Suspicious NFT Trading [2]: Identifies irregularities in trading behavior and calls for regulatory frameworks.
Anonymous NFT Trading [3]: Proposes privacy-preserving mechanisms to protect users’ identities and transactions.
TradeNFT Marketplace [4]: Offers fully decentralized NFT storage using Internet Computer Platform for security and decentralization.
NFTs in Cultural Heritage [5]: Explores how blockchain helps preserve and manage cultural assets in the GLAM sector.
Emoji Art NFTs from Conversations [6]: Uses AI to create NFT-backed emoji art, enhancing personalization in the metaverse.
4. Proposed System in Banking
A next-gen banking platform is proposed that supports secure NFT-based transactions. Key points:
Uses Proof of Stake (PoS) for efficient and eco-friendly transaction validation.

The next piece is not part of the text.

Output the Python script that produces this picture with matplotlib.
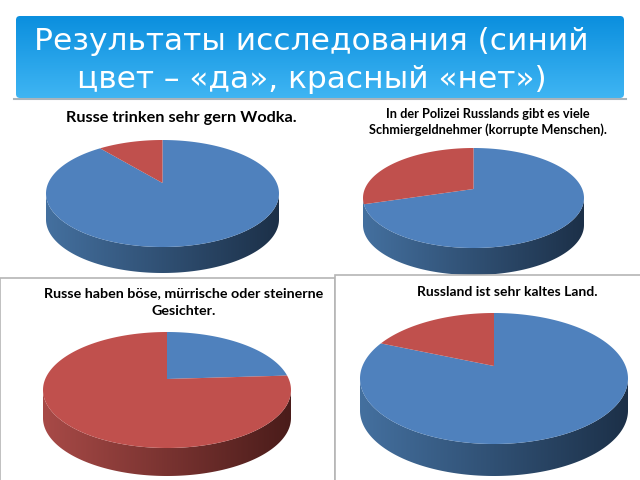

Liquidity: Reflects how easily NFTs can be bought/sold without price disruption.
Conclusion
In conclusion, the proposed system aims to transform the banking sector by integrating Non-Fungible Tokens (NFTs) into financial transactions, significantly expanding their utility beyond mere digital collectibles. By harnessing the capabilities of blockchain technology and utilizing the energy-efficient Proof of Stake (PoS) algorithm, this system effectively addresses the inherent challenges associated with NFTs, particularly their non-fungible nature that complicates consistent valuation and uniform exchange as collateral. This innovative integration enables the secure use of NFTs across various financial contexts, creating new avenues for asset management and innovation. As the financial landscape continues to evolve, the potential to leverage NFTs as collateral could fundamentally alter the handling of digital assets in banking, resulting in enhanced liquidity and broader financial services. Ultimately, this system not only improves transaction security and efficiency but also positions NFTs as a crucial element in the future of finance, reshaping perceptions and applications of digital assets within traditional financial frameworks. Future work could explore the development of standardized valuation methods for NFTs to facilitate their use as collateral in diverse financial products. Additionally, research could focus on enhancing regulatory frameworks to ensure compliance and security in NFT transactions within the banking sector.